(RECORDED INFORMATION):
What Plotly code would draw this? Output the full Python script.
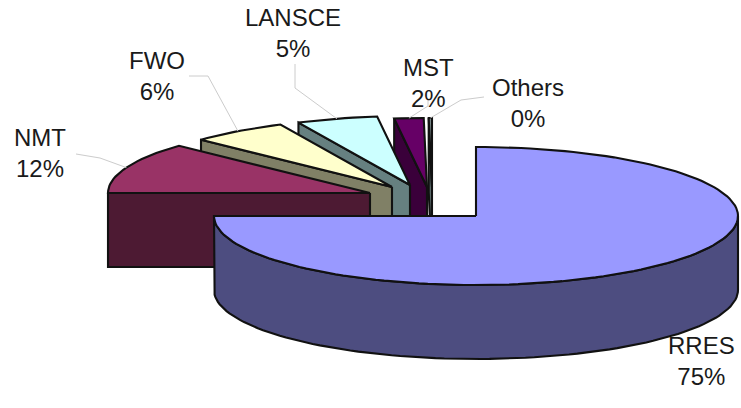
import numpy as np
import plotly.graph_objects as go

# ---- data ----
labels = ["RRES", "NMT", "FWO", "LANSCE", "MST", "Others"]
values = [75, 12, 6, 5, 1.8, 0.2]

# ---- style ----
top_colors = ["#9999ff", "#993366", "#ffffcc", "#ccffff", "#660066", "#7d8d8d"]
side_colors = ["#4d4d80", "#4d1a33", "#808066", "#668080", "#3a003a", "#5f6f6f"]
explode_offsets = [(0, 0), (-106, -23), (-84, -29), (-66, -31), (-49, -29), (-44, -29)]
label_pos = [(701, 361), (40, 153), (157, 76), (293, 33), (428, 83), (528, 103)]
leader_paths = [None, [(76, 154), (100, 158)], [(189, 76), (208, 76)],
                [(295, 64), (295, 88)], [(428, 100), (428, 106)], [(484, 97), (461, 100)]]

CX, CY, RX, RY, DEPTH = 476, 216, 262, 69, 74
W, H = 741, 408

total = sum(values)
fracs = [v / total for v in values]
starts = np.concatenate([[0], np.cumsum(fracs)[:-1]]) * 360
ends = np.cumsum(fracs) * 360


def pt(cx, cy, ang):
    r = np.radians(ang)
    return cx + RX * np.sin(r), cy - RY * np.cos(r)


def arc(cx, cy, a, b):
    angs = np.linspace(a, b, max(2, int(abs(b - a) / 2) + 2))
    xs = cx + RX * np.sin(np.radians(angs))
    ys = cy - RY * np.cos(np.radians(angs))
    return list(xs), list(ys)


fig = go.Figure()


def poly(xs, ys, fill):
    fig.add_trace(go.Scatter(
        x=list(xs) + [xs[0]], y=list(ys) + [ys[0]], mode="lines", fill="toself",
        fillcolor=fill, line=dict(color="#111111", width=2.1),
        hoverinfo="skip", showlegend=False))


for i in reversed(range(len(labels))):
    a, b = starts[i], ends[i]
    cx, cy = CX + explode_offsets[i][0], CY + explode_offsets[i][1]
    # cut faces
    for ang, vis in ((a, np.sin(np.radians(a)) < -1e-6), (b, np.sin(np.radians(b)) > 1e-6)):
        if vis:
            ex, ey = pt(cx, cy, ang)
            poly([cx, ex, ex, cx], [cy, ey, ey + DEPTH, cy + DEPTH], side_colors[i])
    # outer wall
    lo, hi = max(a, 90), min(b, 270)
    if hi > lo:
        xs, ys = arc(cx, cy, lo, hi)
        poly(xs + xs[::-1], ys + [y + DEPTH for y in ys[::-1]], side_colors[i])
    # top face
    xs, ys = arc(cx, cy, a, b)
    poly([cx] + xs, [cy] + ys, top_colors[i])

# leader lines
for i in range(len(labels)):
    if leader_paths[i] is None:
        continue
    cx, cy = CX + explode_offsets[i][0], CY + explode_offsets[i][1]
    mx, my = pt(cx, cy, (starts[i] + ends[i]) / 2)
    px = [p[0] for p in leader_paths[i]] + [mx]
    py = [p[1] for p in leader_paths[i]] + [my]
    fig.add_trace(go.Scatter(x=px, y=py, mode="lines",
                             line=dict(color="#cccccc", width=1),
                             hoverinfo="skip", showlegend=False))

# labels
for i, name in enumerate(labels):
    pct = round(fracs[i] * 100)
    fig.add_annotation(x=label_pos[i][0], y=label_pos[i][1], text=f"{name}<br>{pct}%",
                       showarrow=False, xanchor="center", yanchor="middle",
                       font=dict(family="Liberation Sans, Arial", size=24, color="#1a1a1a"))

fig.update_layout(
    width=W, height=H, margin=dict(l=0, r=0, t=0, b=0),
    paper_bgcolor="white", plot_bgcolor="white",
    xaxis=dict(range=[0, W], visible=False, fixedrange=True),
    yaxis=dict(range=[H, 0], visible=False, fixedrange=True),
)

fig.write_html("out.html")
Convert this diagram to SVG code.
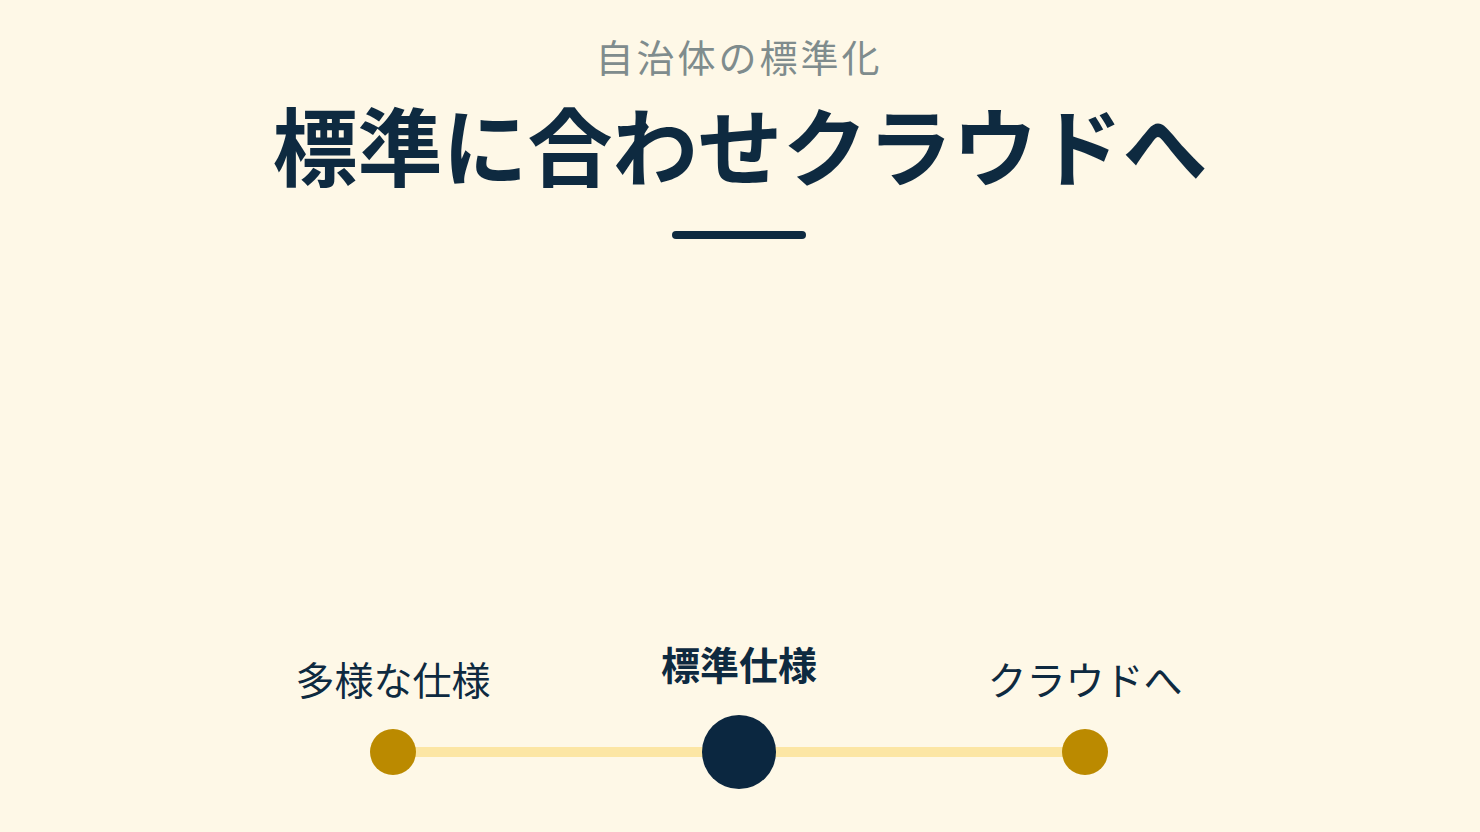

(EXERCISE AIM):
Transcribe the listing in full and omit the pictures.

(ANSWER TO THE EXERCISE):
What Plotly code would draw this? Output the full Python script.
import numpy as np
import plotly.graph_objects as go

# ---- data ----
labels = ["RRES", "NMT", "FWO", "LANSCE", "MST", "Others"]
values = [75, 12, 6, 5, 1.8, 0.2]

# ---- style ----
top_colors = ["#9999ff", "#993366", "#ffffcc", "#ccffff", "#660066", "#7d8d8d"]
side_colors = ["#4d4d80", "#4d1a33", "#808066", "#668080", "#3a003a", "#5f6f6f"]
explode_offsets = [(0, 0), (-106, -23), (-84, -29), (-66, -31), (-49, -29), (-44, -29)]
label_pos = [(701, 361), (40, 153), (157, 76), (293, 33), (428, 83), (528, 103)]
leader_paths = [None, [(76, 154), (100, 158)], [(189, 76), (208, 76)],
                [(295, 64), (295, 88)], [(428, 100), (428, 106)], [(484, 97), (461, 100)]]

CX, CY, RX, RY, DEPTH = 476, 216, 262, 69, 74
W, H = 741, 408

total = sum(values)
fracs = [v / total for v in values]
starts = np.concatenate([[0], np.cumsum(fracs)[:-1]]) * 360
ends = np.cumsum(fracs) * 360


def pt(cx, cy, ang):
    r = np.radians(ang)
    return cx + RX * np.sin(r), cy - RY * np.cos(r)


def arc(cx, cy, a, b):
    angs = np.linspace(a, b, max(2, int(abs(b - a) / 2) + 2))
    xs = cx + RX * np.sin(np.radians(angs))
    ys = cy - RY * np.cos(np.radians(angs))
    return list(xs), list(ys)


fig = go.Figure()


def poly(xs, ys, fill):
    fig.add_trace(go.Scatter(
        x=list(xs) + [xs[0]], y=list(ys) + [ys[0]], mode="lines", fill="toself",
        fillcolor=fill, line=dict(color="#111111", width=2.1),
        hoverinfo="skip", showlegend=False))


for i in reversed(range(len(labels))):
    a, b = starts[i], ends[i]
    cx, cy = CX + explode_offsets[i][0], CY + explode_offsets[i][1]
    # cut faces
    for ang, vis in ((a, np.sin(np.radians(a)) < -1e-6), (b, np.sin(np.radians(b)) > 1e-6)):
        if vis:
            ex, ey = pt(cx, cy, ang)
            poly([cx, ex, ex, cx], [cy, ey, ey + DEPTH, cy + DEPTH], side_colors[i])
    # outer wall
    lo, hi = max(a, 90), min(b, 270)
    if hi > lo:
        xs, ys = arc(cx, cy, lo, hi)
        poly(xs + xs[::-1], ys + [y + DEPTH for y in ys[::-1]], side_colors[i])
    # top face
    xs, ys = arc(cx, cy, a, b)
    poly([cx] + xs, [cy] + ys, top_colors[i])

# leader lines
for i in range(len(labels)):
    if leader_paths[i] is None:
        continue
    cx, cy = CX + explode_offsets[i][0], CY + explode_offsets[i][1]
    mx, my = pt(cx, cy, (starts[i] + ends[i]) / 2)
    px = [p[0] for p in leader_paths[i]] + [mx]
    py = [p[1] for p in leader_paths[i]] + [my]
    fig.add_trace(go.Scatter(x=px, y=py, mode="lines",
                             line=dict(color="#cccccc", width=1),
                             hoverinfo="skip", showlegend=False))

# labels
for i, name in enumerate(labels):
    pct = round(fracs[i] * 100)
    fig.add_annotation(x=label_pos[i][0], y=label_pos[i][1], text=f"{name}<br>{pct}%",
                       showarrow=False, xanchor="center", yanchor="middle",
                       font=dict(family="Liberation Sans, Arial", size=24, color="#1a1a1a"))

fig.update_layout(
    width=W, height=H, margin=dict(l=0, r=0, t=0, b=0),
    paper_bgcolor="white", plot_bgcolor="white",
    xaxis=dict(range=[0, W], visible=False, fixedrange=True),
    yaxis=dict(range=[H, 0], visible=False, fixedrange=True),
)

fig.write_html("out.html")
Convert this diagram to SVG code.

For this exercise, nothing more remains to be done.